▶

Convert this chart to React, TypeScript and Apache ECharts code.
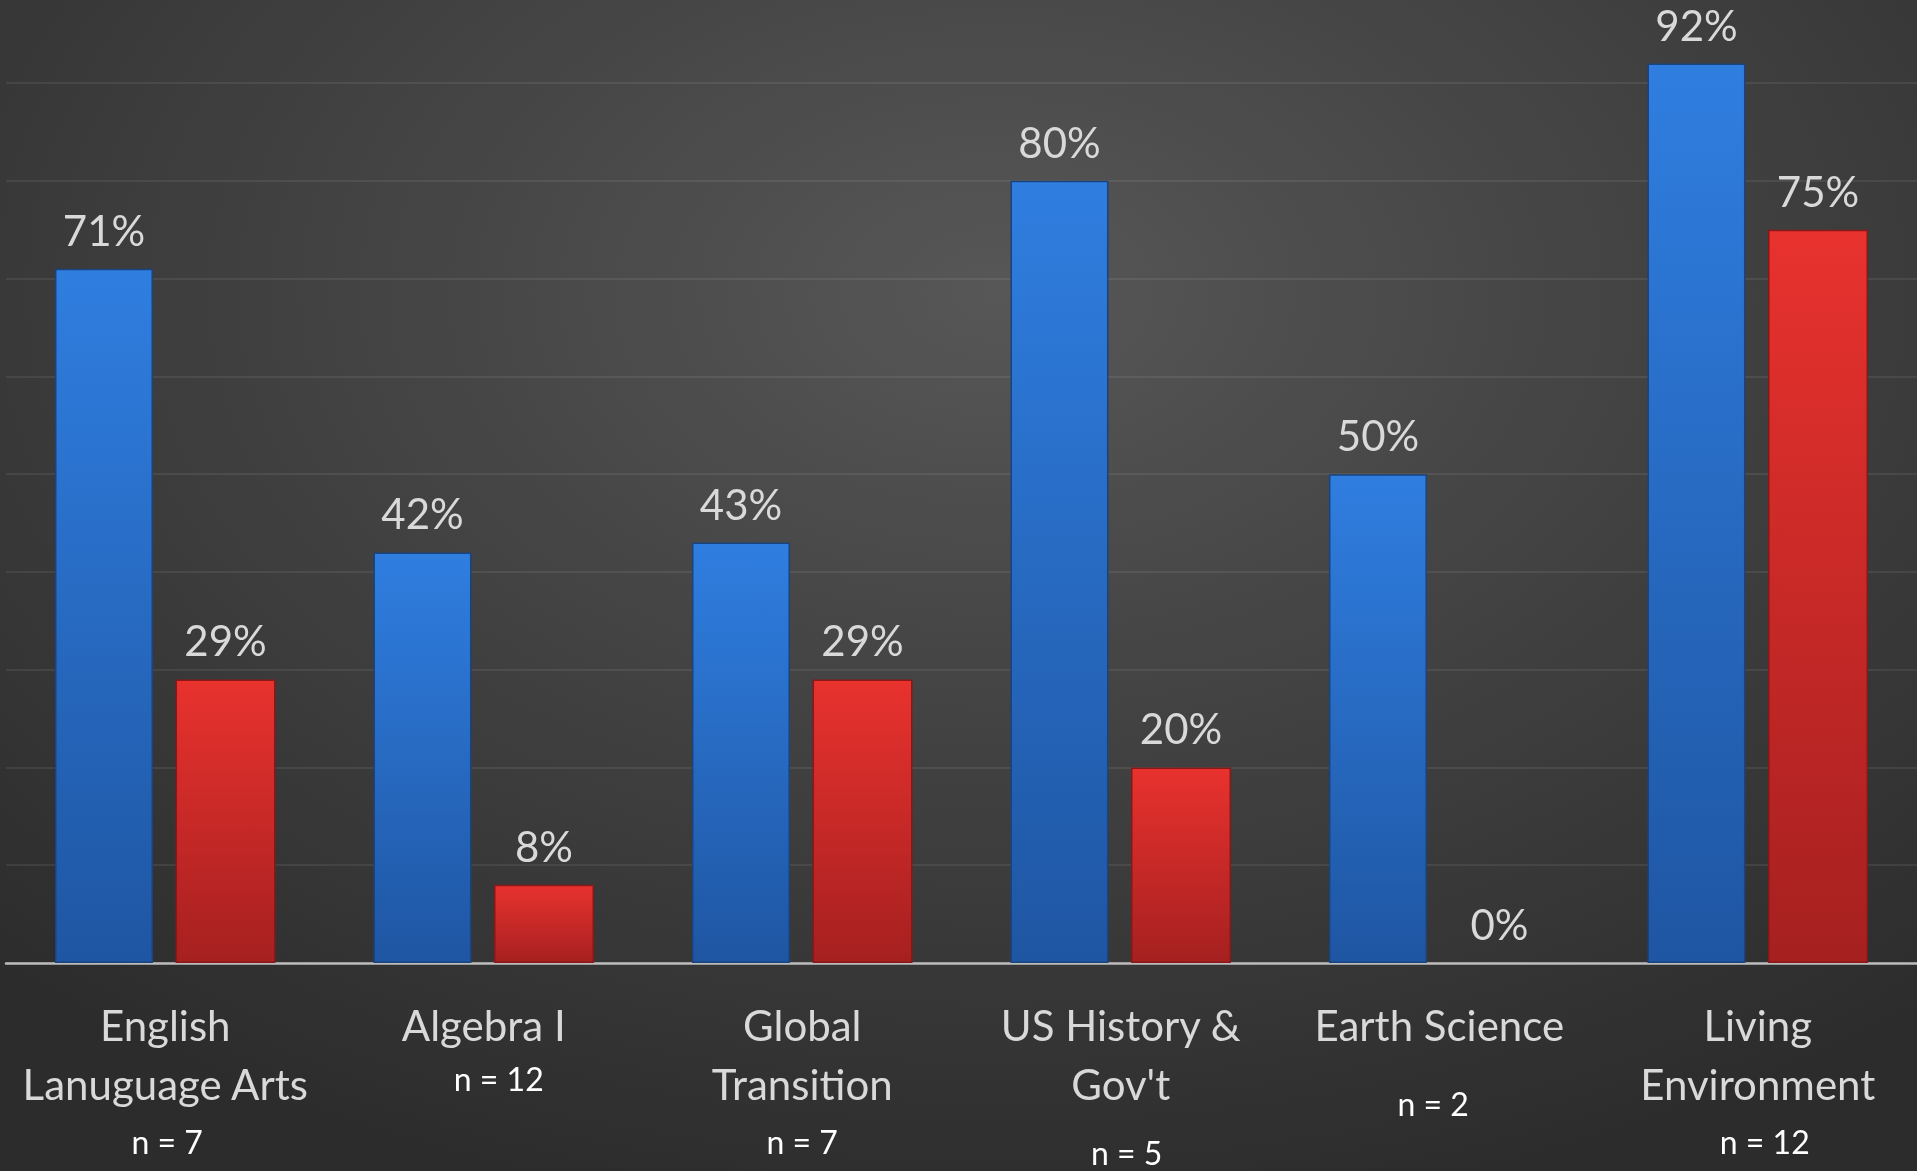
import React, { useEffect, useRef } from "react";
import * as echarts from "echarts";

const categories = ["English Lanuguage Arts", "Algebra I", "Global Transition", "US History & Gov't", "Earth Science", "Living Environment"];
const categoryLines = [["English", "Lanuguage Arts"], ["Algebra I"], ["Global", "Transition"], ["US History &", "Gov't"], ["Earth Science"], ["Living", "Environment"]];
const nLabels = ["n = 7", "n = 12", "n = 7", "n = 5", "n = 2", "n = 12"];
const blueValues = [71, 42, 43, 80, 50, 92];
const redValues = [29, 8, 29, 20, 0, 75];

const FONT = "Lato, 'Open Sans', sans-serif";

export default function App() {
  const ref = useRef<HTMLDivElement>(null);
  useEffect(() => {
    if (!ref.current) return;
    const chart = echarts.init(ref.current, undefined, { renderer: "svg" });
    const nStyle = (lineHeight: number, padding: number[]) => ({
      fontFamily: FONT,
      fontSize: 32,
      color: "#ffffff",
      lineHeight,
      padding,
    });
    const labelCfg = {
      show: true,
      position: "top",
      distance: 18,
      color: "#d9d9d9",
      fontFamily: FONT,
      fontSize: 42,
      formatter: (p: any) => `${p.value}%`,
    };
    chart.setOption({
      animation: false,
      backgroundColor: "transparent",
      grid: { left: 6, right: 0, top: 0, bottom: 208, containLabel: false },
      xAxis: {
        type: "category",
        data: categories,
        axisLine: { show: true, lineStyle: { color: "#bdbdbd", width: 2.5 } },
        axisTick: { show: false },
        axisLabel: {
          interval: 0,
          margin: 32,
          formatter: (_v: string, i: number) =>
            categoryLines[i].map((l) => `{c|${l}}`).join("\n") + `\n{n${i}|${nLabels[i]}}`,
          rich: {
            c: { fontFamily: FONT, fontSize: 42, color: "#d9d9d9", lineHeight: 59 },
            n0: nStyle(57, [0, 0, 0, 4]),
            n1: nStyle(49, [0, 0, 0, 30]),
            n2: nStyle(57, [0, 0, 0, 0]),
            n3: nStyle(79, [0, 0, 0, 12]),
            n4: nStyle(99, [0, 12, 0, 0]),
            n5: nStyle(57, [0, 0, 0, 14]),
          },
        },
      },
      yAxis: {
        type: "value",
        min: 0,
        max: 98.5,
        interval: 10,
        axisLabel: { show: false },
        axisLine: { show: false },
        axisTick: { show: false },
        splitLine: { show: true, showMaxLine: false, lineStyle: { color: "rgba(255,255,255,0.1)", width: 1.5 } },
      },
      series: [
        {
          type: "bar",
          data: blueValues,
          barWidth: 98,
          barGap: "23%",
          itemStyle: {
            color: new echarts.graphic.LinearGradient(0, 0, 0, 1, [
              { offset: 0, color: "#2f7ee0" },
              { offset: 1, color: "#1f56a3" },
            ]),
            borderColor: "#1a4480",
            borderWidth: 1.5,
          },
          label: labelCfg,
        },
        {
          type: "bar",
          data: redValues.map((v) =>
            v === 0 ? { value: v, itemStyle: { borderWidth: 0, color: "rgba(0,0,0,0)" } } : v
          ),
          barWidth: 100,
          itemStyle: {
            color: new echarts.graphic.LinearGradient(0, 0, 0, 1, [
              { offset: 0, color: "#e8322e" },
              { offset: 1, color: "#a62020" },
            ]),
            borderColor: "#8a1818",
            borderWidth: 1.5,
          },
          label: labelCfg,
        },
      ],
    });
    return () => chart.dispose();
  }, []);
  return (
    <div
      ref={ref}
      style={{
        position: "fixed",
        left: 0,
        top: 0,
        width: 1917,
        height: 1171,
        background: "radial-gradient(ellipse 75% 80% at 52% 25%, #575757 0%, #454545 40%, #2c2c2c 100%)",
      }}
    />
  );
}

◀

**EXERCISE OBJECTIVE:**
Restate the whole listing above exactly, please, omitting every image.

**WRITTEN RESPONSE:**
Convert this chart to React, TypeScript and Apache ECharts code.
import React, { useEffect, useRef } from "react";
import * as echarts from "echarts";

const categories = ["English Lanuguage Arts", "Algebra I", "Global Transition", "US History & Gov't", "Earth Science", "Living Environment"];
const categoryLines = [["English", "Lanuguage Arts"], ["Algebra I"], ["Global", "Transition"], ["US History &", "Gov't"], ["Earth Science"], ["Living", "Environment"]];
const nLabels = ["n = 7", "n = 12", "n = 7", "n = 5", "n = 2", "n = 12"];
const blueValues = [71, 42, 43, 80, 50, 92];
const redValues = [29, 8, 29, 20, 0, 75];

const FONT = "Lato, 'Open Sans', sans-serif";

export default function App() {
  const ref = useRef<HTMLDivElement>(null);
  useEffect(() => {
    if (!ref.current) return;
    const chart = echarts.init(ref.current, undefined, { renderer: "svg" });
    const nStyle = (lineHeight: number, padding: number[]) => ({
      fontFamily: FONT,
      fontSize: 32,
      color: "#ffffff",
      lineHeight,
      padding,
    });
    const labelCfg = {
      show: true,
      position: "top",
      distance: 18,
      color: "#d9d9d9",
      fontFamily: FONT,
      fontSize: 42,
      formatter: (p: any) => `${p.value}%`,
    };
    chart.setOption({
      animation: false,
      backgroundColor: "transparent",
      grid: { left: 6, right: 0, top: 0, bottom: 208, containLabel: false },
      xAxis: {
        type: "category",
        data: categories,
        axisLine: { show: true, lineStyle: { color: "#bdbdbd", width: 2.5 } },
        axisTick: { show: false },
        axisLabel: {
          interval: 0,
          margin: 32,
          formatter: (_v: string, i: number) =>
            categoryLines[i].map((l) => `{c|${l}}`).join("\n") + `\n{n${i}|${nLabels[i]}}`,
          rich: {
            c: { fontFamily: FONT, fontSize: 42, color: "#d9d9d9", lineHeight: 59 },
            n0: nStyle(57, [0, 0, 0, 4]),
            n1: nStyle(49, [0, 0, 0, 30]),
            n2: nStyle(57, [0, 0, 0, 0]),
            n3: nStyle(79, [0, 0, 0, 12]),
            n4: nStyle(99, [0, 12, 0, 0]),
            n5: nStyle(57, [0, 0, 0, 14]),
          },
        },
      },
      yAxis: {
        type: "value",
        min: 0,
        max: 98.5,
        interval: 10,
        axisLabel: { show: false },
        axisLine: { show: false },
        axisTick: { show: false },
        splitLine: { show: true, showMaxLine: false, lineStyle: { color: "rgba(255,255,255,0.1)", width: 1.5 } },
      },
      series: [
        {
          type: "bar",
          data: blueValues,
          barWidth: 98,
          barGap: "23%",
          itemStyle: {
            color: new echarts.graphic.LinearGradient(0, 0, 0, 1, [
              { offset: 0, color: "#2f7ee0" },
              { offset: 1, color: "#1f56a3" },
            ]),
            borderColor: "#1a4480",
            borderWidth: 1.5,
          },
          label: labelCfg,
        },
        {
          type: "bar",
          data: redValues.map((v) =>
            v === 0 ? { value: v, itemStyle: { borderWidth: 0, color: "rgba(0,0,0,0)" } } : v
          ),
          barWidth: 100,
          itemStyle: {
            color: new echarts.graphic.LinearGradient(0, 0, 0, 1, [
              { offset: 0, color: "#e8322e" },
              { offset: 1, color: "#a62020" },
            ]),
            borderColor: "#8a1818",
            borderWidth: 1.5,
          },
          label: labelCfg,
        },
      ],
    });
    return () => chart.dispose();
  }, []);
  return (
    <div
      ref={ref}
      style={{
        position: "fixed",
        left: 0,
        top: 0,
        width: 1917,
        height: 1171,
        background: "radial-gradient(ellipse 75% 80% at 52% 25%, #575757 0%, #454545 40%, #2c2c2c 100%)",
      }}
    />
  );
}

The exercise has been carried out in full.